Estos movimientos naif de radicalismo arcaizante que pretenden refundar la democracia se componen básicamente de jóvenes desoficiados y, en mucha menor medida, de jubilatas. Los primeros ya no reciben el justiprecio de su vagancia que las familias y un estado providente les facilitaban en el pasado, y los segundos entienden que, con jóvenes de por medio, las protestas no sólo son más entretenidas que pasar la mañana viendo las obras del metro, sino un ejercicio rejuvenecedor, y encima si tienes suerte igual hasta ves alguna teta.

¿Qué tienen en común estos dos grupos humanos, núcleo duro de los movimientos alterdemocráticos? ¡Exacto! Ni unos ni otros pagan impuestos. Es cierto que junto a ellos aparecen personas de mediana edad llevadas a extremos de desesperación a consecuencia de la crisis, pero su protesta sincera difiere en que quieren un puesto de trabajo, no implantar el socialismo para que todo sea gratis, como defienden los que manejan el cotarro.

El pijoflauta hace suyo el discurso que, hasta que comenzó la crisis, era patrimonio del perroflauta avant la lettre, mucho más respetable porque conduce su vida de acuerdo a lo que proclama. En cambio, durante las acampadas de la Puerta del Sol, el año pasado, ya podía verse a cientos de jóvenes de familias bien que estaban allí simplemente porque aquello tan colorido y populoso les parecía superfuerte, tía, o sea. Superado aquel sarampión madrileño, y a falta de saber si las hordas neodemocráticas podrán culminar este otoño con éxito su intento de remedar al general Pavía, la ciudad más pijoflauta de España, y probablemente del mundo, es Barcelona.

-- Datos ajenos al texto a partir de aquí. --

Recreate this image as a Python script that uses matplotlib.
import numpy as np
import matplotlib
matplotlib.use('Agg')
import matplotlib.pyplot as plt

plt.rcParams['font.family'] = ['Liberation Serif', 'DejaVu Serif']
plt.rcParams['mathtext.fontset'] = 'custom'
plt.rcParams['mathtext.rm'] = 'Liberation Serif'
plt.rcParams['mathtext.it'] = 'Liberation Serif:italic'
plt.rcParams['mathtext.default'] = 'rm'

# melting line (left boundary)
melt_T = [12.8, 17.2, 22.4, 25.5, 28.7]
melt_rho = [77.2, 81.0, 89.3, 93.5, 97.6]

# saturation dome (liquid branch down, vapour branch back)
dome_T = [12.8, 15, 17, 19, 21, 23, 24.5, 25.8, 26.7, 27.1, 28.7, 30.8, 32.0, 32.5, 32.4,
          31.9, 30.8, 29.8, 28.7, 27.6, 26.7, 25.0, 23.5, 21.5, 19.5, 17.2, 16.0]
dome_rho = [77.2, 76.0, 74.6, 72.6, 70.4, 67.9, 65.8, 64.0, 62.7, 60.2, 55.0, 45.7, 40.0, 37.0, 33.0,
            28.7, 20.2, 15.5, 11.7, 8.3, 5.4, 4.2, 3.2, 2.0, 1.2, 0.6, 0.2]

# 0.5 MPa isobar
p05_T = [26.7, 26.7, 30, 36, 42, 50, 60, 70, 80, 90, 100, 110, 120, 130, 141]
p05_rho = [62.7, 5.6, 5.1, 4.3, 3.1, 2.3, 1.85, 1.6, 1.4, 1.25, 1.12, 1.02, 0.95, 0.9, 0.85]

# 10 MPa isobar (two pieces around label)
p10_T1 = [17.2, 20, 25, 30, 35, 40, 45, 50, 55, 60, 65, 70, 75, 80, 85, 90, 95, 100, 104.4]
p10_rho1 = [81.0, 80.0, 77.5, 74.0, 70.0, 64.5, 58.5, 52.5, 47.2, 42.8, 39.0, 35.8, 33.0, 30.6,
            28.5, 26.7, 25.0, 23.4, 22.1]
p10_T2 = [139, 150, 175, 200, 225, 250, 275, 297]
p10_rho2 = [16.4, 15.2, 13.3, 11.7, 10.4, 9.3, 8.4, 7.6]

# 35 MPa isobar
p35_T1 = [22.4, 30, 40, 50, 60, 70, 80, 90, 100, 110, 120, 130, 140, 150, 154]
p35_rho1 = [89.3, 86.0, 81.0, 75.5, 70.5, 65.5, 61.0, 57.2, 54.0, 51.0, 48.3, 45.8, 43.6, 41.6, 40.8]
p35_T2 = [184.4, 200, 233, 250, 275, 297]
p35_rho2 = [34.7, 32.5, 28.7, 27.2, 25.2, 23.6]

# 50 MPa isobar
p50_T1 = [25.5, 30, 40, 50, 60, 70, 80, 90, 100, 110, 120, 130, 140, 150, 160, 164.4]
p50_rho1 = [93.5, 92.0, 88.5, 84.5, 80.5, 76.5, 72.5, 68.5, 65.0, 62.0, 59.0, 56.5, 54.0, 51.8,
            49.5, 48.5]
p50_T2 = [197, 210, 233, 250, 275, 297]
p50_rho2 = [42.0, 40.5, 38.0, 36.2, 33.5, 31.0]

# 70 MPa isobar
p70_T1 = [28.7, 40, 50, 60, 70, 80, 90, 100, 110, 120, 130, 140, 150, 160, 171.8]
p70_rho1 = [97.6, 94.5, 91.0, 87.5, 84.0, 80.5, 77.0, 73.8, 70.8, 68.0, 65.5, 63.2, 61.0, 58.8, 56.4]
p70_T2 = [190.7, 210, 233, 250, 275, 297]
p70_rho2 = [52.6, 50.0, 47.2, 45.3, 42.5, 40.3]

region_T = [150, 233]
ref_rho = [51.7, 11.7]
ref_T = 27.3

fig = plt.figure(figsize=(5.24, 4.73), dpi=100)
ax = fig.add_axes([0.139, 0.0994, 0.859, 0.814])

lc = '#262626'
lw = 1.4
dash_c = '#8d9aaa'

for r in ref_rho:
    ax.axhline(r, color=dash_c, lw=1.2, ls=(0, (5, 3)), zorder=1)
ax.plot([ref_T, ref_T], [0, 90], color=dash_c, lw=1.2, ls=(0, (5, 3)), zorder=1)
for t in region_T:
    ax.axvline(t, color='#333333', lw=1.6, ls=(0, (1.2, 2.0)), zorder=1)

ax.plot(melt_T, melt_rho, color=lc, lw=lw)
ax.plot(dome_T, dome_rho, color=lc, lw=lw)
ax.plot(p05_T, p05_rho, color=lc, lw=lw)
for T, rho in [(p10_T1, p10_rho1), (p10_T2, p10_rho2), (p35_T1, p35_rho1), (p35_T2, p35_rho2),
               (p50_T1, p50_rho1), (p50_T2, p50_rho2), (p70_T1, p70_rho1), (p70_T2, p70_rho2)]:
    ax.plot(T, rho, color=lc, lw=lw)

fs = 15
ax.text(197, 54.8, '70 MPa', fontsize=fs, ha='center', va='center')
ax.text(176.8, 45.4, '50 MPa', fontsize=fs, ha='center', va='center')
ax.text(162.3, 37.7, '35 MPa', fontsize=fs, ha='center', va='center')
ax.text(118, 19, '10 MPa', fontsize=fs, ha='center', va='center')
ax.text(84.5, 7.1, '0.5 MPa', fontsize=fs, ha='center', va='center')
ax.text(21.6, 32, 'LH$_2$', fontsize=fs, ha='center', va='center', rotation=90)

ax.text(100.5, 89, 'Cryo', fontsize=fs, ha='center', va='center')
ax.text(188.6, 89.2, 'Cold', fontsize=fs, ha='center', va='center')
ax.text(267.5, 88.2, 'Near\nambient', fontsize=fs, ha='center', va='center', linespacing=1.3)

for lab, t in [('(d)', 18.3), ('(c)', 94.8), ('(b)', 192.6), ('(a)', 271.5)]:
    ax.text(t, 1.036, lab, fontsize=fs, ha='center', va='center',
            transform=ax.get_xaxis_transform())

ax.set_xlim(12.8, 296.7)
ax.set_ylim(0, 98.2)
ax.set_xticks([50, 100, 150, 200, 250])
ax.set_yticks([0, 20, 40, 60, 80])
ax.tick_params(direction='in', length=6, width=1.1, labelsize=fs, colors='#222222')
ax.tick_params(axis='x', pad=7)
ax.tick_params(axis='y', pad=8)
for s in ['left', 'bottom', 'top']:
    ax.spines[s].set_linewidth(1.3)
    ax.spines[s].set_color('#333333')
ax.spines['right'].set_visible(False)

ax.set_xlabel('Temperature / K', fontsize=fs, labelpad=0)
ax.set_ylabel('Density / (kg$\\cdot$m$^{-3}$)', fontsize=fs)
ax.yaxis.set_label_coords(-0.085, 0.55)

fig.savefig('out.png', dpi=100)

Allí los perroflautas uniformados incendian el material urbano y se enfrentan a la policía, mientras una legión de pijoflautas, formada por la clase media ilustrada, con trabajos altamente remunerados y altos impuestos –lo que resulta ya delirante–, les aplaude y anima desde las ventanas de sus despachos de lujo. En todos los sitios pasan cosas parecidas, pero las escenas de combate de los indignados de Barcelona están todavía muy lejos de ser superadas.

Localismos al margen, la exigencia transversal de este movimiento es que se ponga fin de una vez a las reducciones de gasto público; quieren que el Estado mantenga todos los servicios gratuitos (sic) y dedique mucho más a ayudar directamente a los necesitados –entre los que se incluyen, obviamente–, en lugar de reducir el déficit, como demandan Bruselas, el BCE, el FMI y demás lacayos del capitalismo de obediencia talmúdica.

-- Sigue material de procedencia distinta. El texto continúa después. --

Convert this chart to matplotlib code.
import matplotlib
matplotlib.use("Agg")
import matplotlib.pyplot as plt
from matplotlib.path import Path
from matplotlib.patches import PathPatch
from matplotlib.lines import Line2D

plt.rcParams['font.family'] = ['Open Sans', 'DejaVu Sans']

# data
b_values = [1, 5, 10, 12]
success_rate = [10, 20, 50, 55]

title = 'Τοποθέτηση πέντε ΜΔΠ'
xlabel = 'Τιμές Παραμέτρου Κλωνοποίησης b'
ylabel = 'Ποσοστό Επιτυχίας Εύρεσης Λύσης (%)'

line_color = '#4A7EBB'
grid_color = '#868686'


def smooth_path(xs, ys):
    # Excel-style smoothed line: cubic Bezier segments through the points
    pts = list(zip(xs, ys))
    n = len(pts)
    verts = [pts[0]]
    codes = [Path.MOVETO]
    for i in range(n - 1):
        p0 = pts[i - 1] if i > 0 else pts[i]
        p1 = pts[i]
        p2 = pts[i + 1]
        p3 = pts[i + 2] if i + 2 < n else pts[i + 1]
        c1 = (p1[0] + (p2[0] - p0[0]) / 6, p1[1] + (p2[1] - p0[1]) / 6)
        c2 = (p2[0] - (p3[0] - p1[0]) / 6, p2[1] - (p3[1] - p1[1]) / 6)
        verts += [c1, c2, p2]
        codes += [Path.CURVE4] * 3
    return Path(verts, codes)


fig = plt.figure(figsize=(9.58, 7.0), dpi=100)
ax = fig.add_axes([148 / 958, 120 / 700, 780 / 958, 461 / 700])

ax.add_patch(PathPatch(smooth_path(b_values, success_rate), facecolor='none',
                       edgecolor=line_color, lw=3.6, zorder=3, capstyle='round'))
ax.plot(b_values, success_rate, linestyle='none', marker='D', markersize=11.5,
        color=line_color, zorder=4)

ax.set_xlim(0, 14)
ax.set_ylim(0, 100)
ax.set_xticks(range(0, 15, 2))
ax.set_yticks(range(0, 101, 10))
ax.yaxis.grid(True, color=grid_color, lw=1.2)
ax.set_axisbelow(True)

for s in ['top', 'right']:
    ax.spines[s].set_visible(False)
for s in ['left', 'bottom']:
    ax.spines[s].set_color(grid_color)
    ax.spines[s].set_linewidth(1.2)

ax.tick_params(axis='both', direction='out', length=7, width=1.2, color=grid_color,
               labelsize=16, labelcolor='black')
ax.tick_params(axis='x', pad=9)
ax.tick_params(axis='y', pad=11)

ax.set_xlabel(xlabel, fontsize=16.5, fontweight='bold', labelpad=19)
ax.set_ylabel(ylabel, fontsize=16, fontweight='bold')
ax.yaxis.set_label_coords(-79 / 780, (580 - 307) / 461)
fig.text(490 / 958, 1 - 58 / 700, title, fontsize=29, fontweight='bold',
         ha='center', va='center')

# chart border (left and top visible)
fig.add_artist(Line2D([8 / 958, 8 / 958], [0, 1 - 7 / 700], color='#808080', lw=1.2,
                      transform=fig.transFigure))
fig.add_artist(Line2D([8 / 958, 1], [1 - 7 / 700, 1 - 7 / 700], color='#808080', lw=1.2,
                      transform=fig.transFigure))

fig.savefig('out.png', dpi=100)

Si se eliminan los recortes presupuestarios y el Estado tiene que gastar todavía más de lo que lo hace, ¿cuál es la consecuencia lógica? Pues una subida brutal de impuestos. Claro, que a los promotores del pijoflautismo, como es natural, eso no les afecta.

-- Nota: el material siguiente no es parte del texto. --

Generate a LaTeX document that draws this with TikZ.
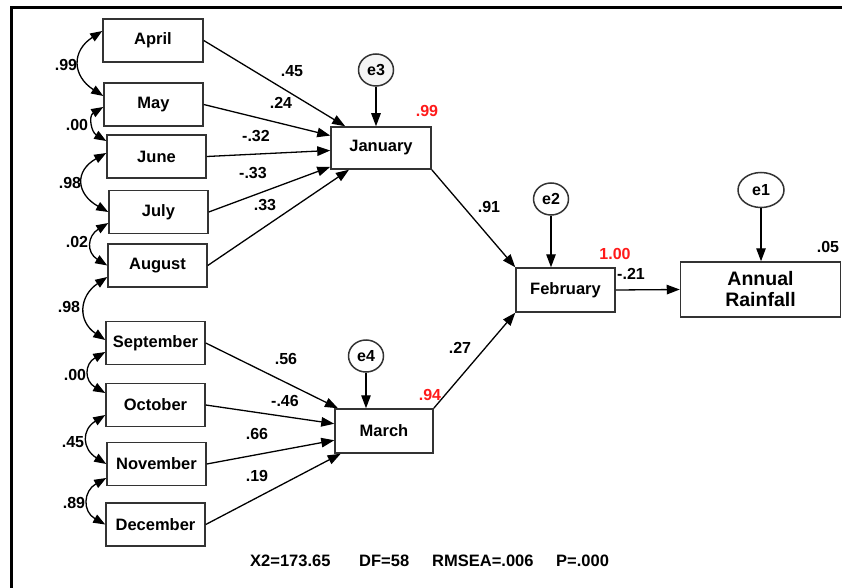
\documentclass[tikz,border=0pt]{standalone}
\usepackage{fontspec}
\setmainfont{Liberation Sans}
\usetikzlibrary{arrows.meta,shapes.geometric}
\definecolor{boxline}{HTML}{333333}
\definecolor{redlbl}{HTML}{FF1A1A}
\begin{document}
\begin{tikzpicture}[x=1pt,y=-1pt,
  box/.style={draw=boxline,line width=1.5pt,minimum width=99pt,minimum height=43pt,inner sep=0pt,fill=white,
    font=\fontsize{16.5}{18}\selectfont\bfseries},
  err/.style={ellipse,draw=boxline,line width=1.5pt,minimum width=35pt,minimum height=32pt,inner sep=0pt,fill=white,
    font=\fontsize{16}{18}\selectfont\bfseries},
  arr/.style={line width=1.3pt,-{Triangle[length=13pt,width=9.5pt]}},
  cov/.style={line width=1.3pt,{Triangle[length=12pt,width=9pt]}-{Triangle[length=12pt,width=9pt]}},
  lbl/.style={font=\fontsize{16}{18}\selectfont\bfseries,inner sep=0pt},
  rlbl/.style={lbl,text=redlbl},
  stat/.style={font=\fontsize{16.5}{18}\selectfont\bfseries,inner sep=0pt,anchor=west}]
\useasboundingbox (0,0) rectangle (842,588);
\fill[white] (0,0) rectangle (842,588);
% frame
\draw[line width=3pt] (842,8) -- (11,8) -- (11,588);

% observed month boxes
\node[box,minimum width=100pt] (April) at (153,40.5) {April};
\node[box] (May) at (153.5,104.5) {May};
\node[box] (June) at (156.5,156.5) {June};
\node[box] (July) at (158.5,212) {July};
\node[box] (August) at (157.5,265.5) {August};
\node[box] (September) at (155.5,343) {September};
\node[box] (October) at (155.5,405) {October};
\node[box] (November) at (156.5,464) {November};
\node[box] (December) at (155.5,524.5) {December};

\node[box,minimum width=100pt,minimum height=42pt] (January) at (381,148) {January};
\node[box,minimum height=44pt] (February) at (565.5,290) {February};
\node[box,minimum width=98pt,minimum height=44pt] (March) at (384,431) {March};
\node[box,minimum width=160pt,minimum height=55pt,align=center,
  font=\fontsize{19.5}{21}\selectfont\bfseries] (Annual) at (760.5,289.5) {Annual\\Rainfall};

% error terms
\node[err,fill=black!4] (e3) at (376,70) {e3};
\node[err] (e2) at (551,199) {e2};
\node[err] (e4) at (366,356) {e4};
\node[err,minimum width=46pt,minimum height=35pt] (e1) at (761,190) {e1};

% paths into January
\draw[arr] (April.east) -- (January);
\draw[arr] (May.east) -- (January);
\draw[arr] (June.east) -- (January);
\draw[arr] (July.east) -- (January);
\draw[arr] (August.east) -- (January);
% paths into March
\draw[arr] (September.east) -- (March);
\draw[arr] (October.east) -- (March);
\draw[arr] (November.east) -- (March);
\draw[arr] (December.east) -- (March);
% structural paths
\draw[arr] (January.south east) -- (February.north west);
\draw[arr] (March.north east) -- (February.south west);
\draw[arr] (February.east) -- (Annual.west);
% error paths
\draw[arr] (e3) -- (e3 |- January.north);
\draw[arr] (e2) -- (e2 |- February.north);
\draw[arr] (e4) -- (e4 |- March.north);
\draw[arr] (e1) -- (e1 |- Annual.north);

% covariances
\draw[cov] ([yshift=9.5pt]April.west) .. controls +(-31,20) and +(-31,-20) .. ([yshift=8.5pt]May.west);
\draw[cov] ([yshift=-2.5pt]May.west) .. controls +(-15,9) and +(-15,-9) .. ([yshift=15.5pt]June.west);
\draw[cov] ([yshift=3.5pt]June.west) .. controls +(-32,18) and +(-32,-18) .. (July.west);
\draw[cov] ([yshift=-11pt]July.west) .. controls +(-21,13) and +(-21,-13) .. (August.west);
\draw[cov] ([yshift=-11.5pt]August.west) .. controls +(-28,19) and +(-28,-19) .. ([yshift=3pt]September.west);
\draw[cov] ([yshift=-9pt]September.west) .. controls +(-21,12) and +(-21,-12) .. ([yshift=12pt]October.west);
\draw[cov] ([yshift=-10pt]October.west) .. controls +(-24,15) and +(-24,-15) .. (November.west);
\draw[cov] ([yshift=-14pt]November.west) .. controls +(-23,13) and +(-23,-13) .. (December.west);

% covariance labels
\node[lbl] (c1) at (66,65) {.99};
\node[lbl] (c2) at (77,125) {.00};
\node[lbl] (c3) at (70,183) {.98};
\node[lbl] (c4) at (77,242) {.02};
\node[lbl] (c5) at (69,307) {.98};
\node[lbl] (c6) at (75,375) {.00};
\node[lbl] (c7) at (73,442) {.45};
\node[lbl] (c8) at (74,503) {.89};

% path labels
\node[lbl] (l1) at (292,71) {.45};
\node[lbl] (l2) at (281,103) {.24};
\node[lbl] (l3) at (256,136) {-.32};
\node[lbl] (l4) at (253,173) {-.33};
\node[lbl] (l5) at (265,205) {.33};
\node[lbl] (l6) at (286,359) {.56};
\node[lbl] (l7) at (285,401) {-.46};
\node[lbl] (l8) at (257,434) {.66};
\node[lbl] (l9) at (257,476) {.19};
\node[lbl] (l10) at (489,207) {.91};
\node[lbl] (l11) at (460,348) {.27};
\node[lbl] (l12) at (631,274) {-.21};
\node[lbl] (l13) at (828,247) {.05};
% squared multiple correlations
\node[rlbl] (r1) at (427,111) {.99};
\node[rlbl] (r2) at (615,254) {1.00};
\node[rlbl] (r3) at (430,395) {.94};

% fit statistics
\node[stat] (s1) at (250,561) {X2=173.65};
\node[stat] (s2) at (359,561) {DF=58};
\node[stat] (s3) at (432,561) {RMSEA=.006};
\node[stat] (s4) at (556,561) {P=.000};
\end{tikzpicture}
\end{document}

Lo más raro de todo este asunto es que le tengan tanto odio a Rajoy, que si por algo se está caracterizando es por hacer precisamente lo que el indignado exige en sus proclamas: pocos recortes y muchos impuestos. El día que hagan su primera declaración de la renta, a muchos de estos pijoflautas se les caerá la cara de vergüenza. Eso sí que va a ser superfuerte, tíos. O sea.